Dr. Glover was formerly the Dean of the College of Business at Jackson State University in Jackson, Mississippi, where she led the College of Business throughout the accreditation process, and spearheaded the implementation of the nation's only Ph.D in Business at an HBCU. She is a certified public accountant and an attorney, and is one of two African American women in the nation to hold the Ph.D-CPA-JD combination.

Dr. Glover's educational development began as a student at Tennessee State University, where she majored in mathematics. After graduating with a Bachelor of Science degree, she pursued the Master of Business Administration from Clark Atlanta University. She then completed her doctorate in business from George Washington University, and later completed her law degree from Georgetown University.

Prior to joining Jackson State University, Dr. Glover served as Chairperson of the Department of Accounting at Howard University. Her past employment also includes positions as Senior Vice President and Chief Financial Officer of an engineering firm, a tax manager at a major public utility company, and an accountant with a big four CPA firm.
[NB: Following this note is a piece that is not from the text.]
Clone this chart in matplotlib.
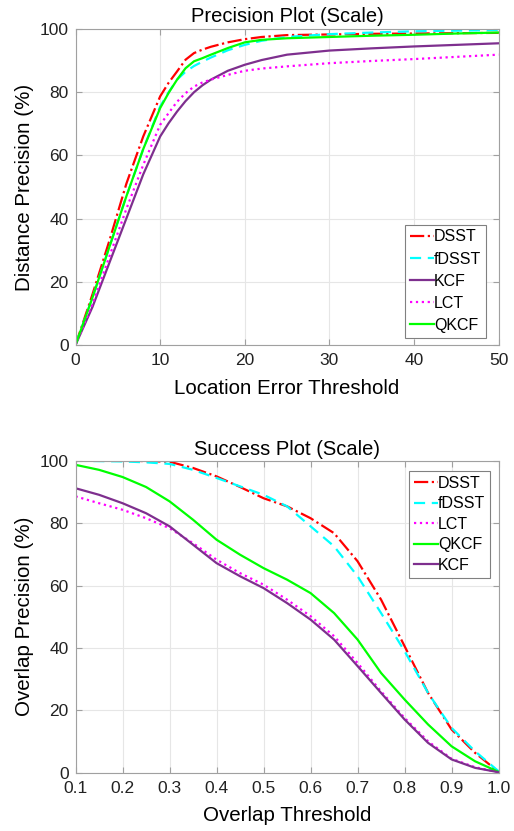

Dr. Glover has been a corporate board member of three publicly traded corporations: Citigroup-Student Loan Corporation, American Learning Corporation, and First Guaranty Bancshares. She served as Chair of the Audit Committee or Financial Expert on each board. Dr. Glover also is a member of the Advisory Board of Regions Bank of Mississippi, and Chairman of the Board of Commissioners of the Jackson (Mississippi) Airport Authority.

Dr. Glover is the author of more than one hundred articles and papers, and is regarded as one of the nation's experts on corporate governance. She is a member of several professional, civic, and non-profit organizations, and is the recipient of numerous awards and honors. She is married to Charles Glover, and they have two adult children, Candace Glover and Charles Glover II.